Narlıbahçe Sokak Cağaloğlu'nda, İran Konsolosluğu'nun arka duvarını da kucaklar. Babıali Yokuşu'nun basın dünyasının kalbine çook kan pompalamış bir sokağıdır Narlıbahçe. İri ufak tirajlı bir dolu gazete, dergi, sokağın öte berisine serpilmiş halde çıktı dağıldı on yıllarca.
Dünya Gazetesi de üstat kalem Bedii Faik'in malıyken sokağın bitiminde köhne bir binanın içinde yaşardı.
HAYLİ BİTKİN Ben gibi epey acemi çaylak o binanın içinde teleks yırtıp, bant çözüp, 'abi' filmlerini banyo edip basar, bakkala çakala simitkaşer- gazoz almaya gönderilirdik.
Mesleğin 'elifba'sını o dıştan görünümü hayli geçkin hayli bitkin binada belledik.
Sonra ani değişikler oldu gazetede. İş adamı İhsan Altınel satın aldı gazeteyi.
Başına da merhum Beyhan Cenkçi ağabeyimizi getirdi.
Değişim-dönüşüm başladı, ofset olduk, renkli olduk, eski hallere göre çok da ekabir olduk. İşe gitmek için taksi fişi bile imzalayıp, Anadolu seyahatlerine uçakla gitmemize bile "eyvallah" etti yeni yönetim.
BÖLÜŞMENİN ERDEMİ O sırada kadroya da takviye yaptılar. Yeni yeni yüzler, isimler eklendi kadromuza. Mesela 3 kişilik spor servisine 3 de sıkı yeni eleman geldiydi.
Sonra günler geçti kaynaştık eski-yeni. Biz en çok o kara yağız delikanlıyla kardeş gibi olup kankalaştık. Biz en çok onunla dertlendik memleket dertlerine ve vatanı kurtarmaya sıvalı safdil hallerimizi her öğlen bir yemek tabağında bölüştük.
O gözü teninden kara genç adam sağlam basıyordu satırlarını. Kaleminin kıçı başı oynamadan yazıyor, tatlı sert bir keyif seriyordu sütunlarında.
SALVOLAR Elbette çabuk keşfedildi bu hali.
Baş döndürücü, imrendirici bir hızla ünlendi, sevildi, değerli bulundu Kazım Kanat kardeşim.
Sonra 20 yıl bekledik yine kapı yoldaşı olmak için.
Akşam Gazetesi'nin iki yazarıydık tekrar buluştuğumuzda.
Ardından önce o sonra ben Sabah'a yol aldık ve bir dargın bir barışık yazılar salvoladık birbirimize.
Son yıllarda kafamızdan çıkmayan şapkalarımızı değişmek üzere iddialaştık bir derbi maçı için.

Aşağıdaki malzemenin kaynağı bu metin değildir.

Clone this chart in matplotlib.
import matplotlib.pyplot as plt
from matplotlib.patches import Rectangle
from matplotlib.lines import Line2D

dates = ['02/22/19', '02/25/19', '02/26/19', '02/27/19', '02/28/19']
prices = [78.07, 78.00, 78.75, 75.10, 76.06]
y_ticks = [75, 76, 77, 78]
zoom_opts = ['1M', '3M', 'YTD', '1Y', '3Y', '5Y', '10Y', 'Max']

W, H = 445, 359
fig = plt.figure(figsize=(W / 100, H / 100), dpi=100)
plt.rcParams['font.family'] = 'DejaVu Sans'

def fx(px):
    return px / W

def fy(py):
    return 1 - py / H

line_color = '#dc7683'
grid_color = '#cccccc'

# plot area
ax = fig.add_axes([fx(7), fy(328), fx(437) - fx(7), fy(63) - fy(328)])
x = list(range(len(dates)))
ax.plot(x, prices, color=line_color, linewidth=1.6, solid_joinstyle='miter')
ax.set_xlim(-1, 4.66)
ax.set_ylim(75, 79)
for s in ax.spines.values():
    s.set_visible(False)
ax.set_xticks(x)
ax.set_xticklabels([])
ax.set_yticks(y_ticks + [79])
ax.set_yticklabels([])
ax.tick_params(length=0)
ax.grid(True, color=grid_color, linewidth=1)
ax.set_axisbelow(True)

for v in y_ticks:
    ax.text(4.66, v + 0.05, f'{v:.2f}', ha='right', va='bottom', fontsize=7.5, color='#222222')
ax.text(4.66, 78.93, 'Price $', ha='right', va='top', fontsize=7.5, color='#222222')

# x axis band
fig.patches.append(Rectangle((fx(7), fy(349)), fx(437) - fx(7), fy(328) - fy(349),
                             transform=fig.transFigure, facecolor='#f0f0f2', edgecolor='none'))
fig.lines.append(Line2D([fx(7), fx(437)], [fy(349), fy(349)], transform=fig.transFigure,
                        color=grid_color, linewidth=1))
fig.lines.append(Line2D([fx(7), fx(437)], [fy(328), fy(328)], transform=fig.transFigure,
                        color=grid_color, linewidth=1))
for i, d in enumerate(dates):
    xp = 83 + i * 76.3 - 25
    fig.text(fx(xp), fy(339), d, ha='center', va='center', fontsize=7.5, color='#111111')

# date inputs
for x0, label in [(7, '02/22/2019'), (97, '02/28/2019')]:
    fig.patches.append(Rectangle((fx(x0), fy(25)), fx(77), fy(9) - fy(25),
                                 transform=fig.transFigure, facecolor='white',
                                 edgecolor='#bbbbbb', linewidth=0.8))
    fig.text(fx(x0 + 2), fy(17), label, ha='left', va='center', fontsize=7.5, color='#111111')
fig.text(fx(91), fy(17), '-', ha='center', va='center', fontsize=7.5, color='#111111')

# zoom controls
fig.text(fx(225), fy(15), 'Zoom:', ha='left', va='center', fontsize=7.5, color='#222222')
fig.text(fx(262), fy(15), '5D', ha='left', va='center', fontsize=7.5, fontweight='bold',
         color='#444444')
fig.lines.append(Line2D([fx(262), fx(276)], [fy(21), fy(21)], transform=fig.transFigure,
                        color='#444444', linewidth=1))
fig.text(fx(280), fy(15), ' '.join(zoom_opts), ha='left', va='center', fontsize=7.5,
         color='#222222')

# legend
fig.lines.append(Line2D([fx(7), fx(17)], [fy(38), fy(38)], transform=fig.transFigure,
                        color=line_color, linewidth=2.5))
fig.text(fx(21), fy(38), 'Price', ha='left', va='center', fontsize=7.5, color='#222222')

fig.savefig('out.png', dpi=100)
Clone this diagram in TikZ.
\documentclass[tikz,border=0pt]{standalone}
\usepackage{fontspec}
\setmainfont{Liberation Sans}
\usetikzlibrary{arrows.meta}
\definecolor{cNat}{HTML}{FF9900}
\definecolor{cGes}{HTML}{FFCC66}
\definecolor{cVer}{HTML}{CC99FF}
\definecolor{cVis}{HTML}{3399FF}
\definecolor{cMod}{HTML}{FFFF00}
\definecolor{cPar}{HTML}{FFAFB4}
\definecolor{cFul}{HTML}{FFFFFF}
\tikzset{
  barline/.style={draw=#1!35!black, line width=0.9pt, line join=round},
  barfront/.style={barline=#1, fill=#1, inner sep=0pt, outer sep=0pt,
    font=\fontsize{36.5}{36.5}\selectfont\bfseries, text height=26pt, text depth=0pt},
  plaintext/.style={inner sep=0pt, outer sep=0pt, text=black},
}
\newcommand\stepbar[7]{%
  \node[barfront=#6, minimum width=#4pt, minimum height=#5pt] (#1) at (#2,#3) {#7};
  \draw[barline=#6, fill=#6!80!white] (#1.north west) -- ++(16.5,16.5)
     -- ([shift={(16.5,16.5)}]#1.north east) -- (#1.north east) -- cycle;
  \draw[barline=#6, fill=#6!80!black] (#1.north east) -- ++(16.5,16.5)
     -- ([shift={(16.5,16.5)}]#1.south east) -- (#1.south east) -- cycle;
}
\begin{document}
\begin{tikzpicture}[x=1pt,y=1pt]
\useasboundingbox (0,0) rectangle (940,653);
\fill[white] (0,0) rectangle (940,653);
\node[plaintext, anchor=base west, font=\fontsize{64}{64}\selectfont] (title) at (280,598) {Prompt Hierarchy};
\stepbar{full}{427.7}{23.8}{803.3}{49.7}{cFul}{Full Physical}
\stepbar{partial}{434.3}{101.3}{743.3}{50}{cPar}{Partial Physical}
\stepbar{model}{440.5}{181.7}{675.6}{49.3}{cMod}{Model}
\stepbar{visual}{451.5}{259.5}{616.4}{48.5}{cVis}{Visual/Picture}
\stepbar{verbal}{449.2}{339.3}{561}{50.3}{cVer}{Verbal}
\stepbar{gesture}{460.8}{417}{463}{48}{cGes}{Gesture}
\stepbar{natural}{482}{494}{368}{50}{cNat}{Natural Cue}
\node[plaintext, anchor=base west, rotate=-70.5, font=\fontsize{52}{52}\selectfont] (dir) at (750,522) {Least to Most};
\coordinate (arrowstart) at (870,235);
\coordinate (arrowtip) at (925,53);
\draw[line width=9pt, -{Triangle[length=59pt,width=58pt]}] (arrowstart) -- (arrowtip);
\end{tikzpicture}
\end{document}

Beşiktaş Fenerbahçe'yi yenince ben kaybettim iddiayı ve 1 ay kepimi çıkarıp Kazım şapkasıyla dolandım orta yerde.
Canlı yayına bile öyle çıktım anonslarım için 2-3 hafta.

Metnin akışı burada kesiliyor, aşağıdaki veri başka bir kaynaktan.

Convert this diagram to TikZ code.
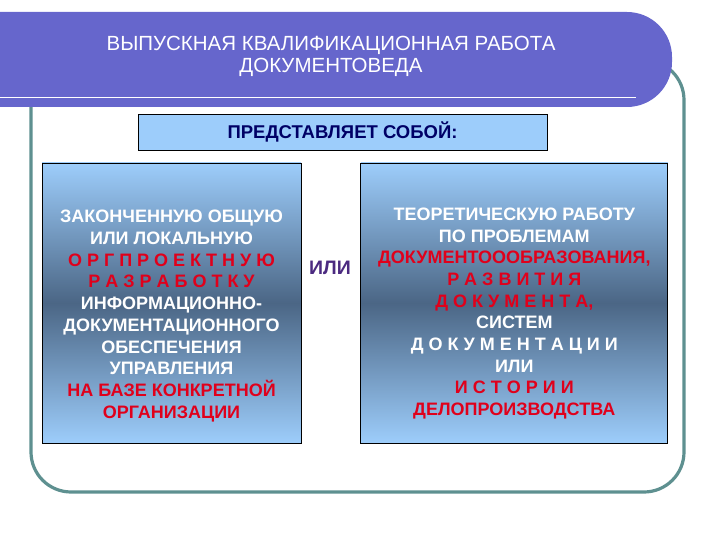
\documentclass[tikz,border=0pt]{standalone}
\usepackage{fontspec}
\setmainfont{Liberation Sans}
\usetikzlibrary{positioning}
\definecolor{bannerblue}{HTML}{6666CC}
\definecolor{frameteal}{HTML}{5E9090}
\definecolor{paleblue}{HTML}{9DCDFB}
\definecolor{steelblue}{HTML}{4B6685}
\definecolor{navytext}{HTML}{000066}
\definecolor{redtext}{HTML}{E0001B}
\definecolor{ortext}{HTML}{4B2A80}

\begin{document}
\begin{tikzpicture}[x=1pt,y=-1pt,
  gradbox/.style={draw=black, line width=0.8pt, top color=paleblue, bottom color=paleblue, middle color=steelblue, minimum height=280pt, inner sep=0pt},
  boxtext/.style={align=center, text=white, font=\bfseries\fontsize{18}{21.7}\selectfont}]
\useasboundingbox (0,0) rectangle (720,540);
% frame and banner
\draw[frameteal, line width=3.2pt, rounded corners=40pt] (31,60) rectangle (684,492);
\fill[bannerblue, rounded corners=45pt] (-60,12) rectangle (672,107);
\draw[white, line width=1.6pt] (0,97.5) -- (636,97.5);
\node[text=white, align=center, font=\fontsize{20.5}{22}\selectfont] (title) at (331,56) {ВЫПУСКНАЯ КВАЛИФИКАЦИОННАЯ РАБОТА\\ДОКУМЕНТОВЕДА};
\node[draw=black, line width=0.8pt, fill=paleblue, minimum width=409pt, minimum height=36pt, text=navytext, font=\bfseries\fontsize{18.5}{20}\selectfont] (ask) at (342.5,132) {ПРЕДСТАВЛЯЕТ СОБОЙ:};
% the two boxes
\node[gradbox, minimum width=259pt] (work) at (171.5,303) {};
\node[gradbox, minimum width=307pt] (theory) [right=59pt of work] {};
\node[boxtext] (worktext) at ([yshift=-13pt]work.center) {ЗАКОНЧЕННУЮ ОБЩУЮ\\ИЛИ ЛОКАЛЬНУЮ\\\textcolor{redtext}{О Р Г П Р О Е К Т Н У Ю}\\\textcolor{redtext}{Р А З Р А Б О Т К У}\\ИНФОРМАЦИОННО-\\ДОКУМЕНТАЦИОННОГО\\ОБЕСПЕЧЕНИЯ\\УПРАВЛЕНИЯ\\\textcolor{redtext}{НА БАЗЕ КОНКРЕТНОЙ}\\\textcolor{redtext}{ОРГАНИЗАЦИИ}};
\node[boxtext] (theorytext) at ([yshift=-10.5pt]theory.center) {ТЕОРЕТИЧЕСКУЮ РАБОТУ\\ПО ПРОБЛЕМАМ\\\textcolor{redtext}{ДОКУМЕНТОООБРАЗОВАНИЯ,}\\\textcolor{redtext}{Р А З В И Т И Я}\\\textcolor{redtext}{Д О К У М Е Н Т А,}\\СИСТЕМ\\Д О К У М Е Н Т А Ц И И\\ИЛИ\\\textcolor{redtext}{И С Т О Р И И}\\\textcolor{redtext}{ДЕЛОПРОИЗВОДСТВА}};
\node[text=ortext, font=\bfseries\fontsize{19.5}{20}\selectfont] (or) at (330,268) {ИЛИ};
\end{tikzpicture}
\end{document}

SEVECEN KÜFÜRBAZ Sonra hastalıklarımızda da kankalaştık. Onunki biraz içerilerde, benimki biraz yukarılardaydı. İtiraf etmeliyim ki bu mendebura karşı hep benden daha yiğit daha dirençli daha nanikçi ve sıkı durdu.
Son konuşmamızda bana bildiği tüm Kasımpaşa küfürlerini art arda sıralayıp, "Doktorların sözünü dinlemiyorsun. Kendine bakmıyorsun, hayatı hafife alıyorsun" diye sevecen sinkaflamalar yaptıydı.
AH KEŞKEM Romanlar da yazaydı keşke.
Sinema filmlerine senaryolar, şarkılara güzelim sözler de yazaydı. Ruhunun tüm milimetrekarelerinde yazarlık olan, söze, dile, duyguya bunca hakim bir adam olarak keşke çok daha engin manzaralara nakışlansaydı yetenekleri. Keşke böyle bitmeseydi diyeceğim ama ya hiç doğmayaydı? Ya tanıyıp bilmeseydik, insanlığından, dostluğundan, savaşçı ruhundan, haksızlığa kafa tutuşlarından, lafını esirgemeyişlerinden tekmil mahrum olsak daha mı iyi olurdu? Her ölüm erken ölümdür elbet.
Kazım da tabii ki tez gitti tez göçtü aramızdan.
Ama öldükten sonra Kazım gibi anılacaksan ölümsüzlükten bile iyi bu be. İyinin de iyisi; Bu dünyadan Kazım geçti.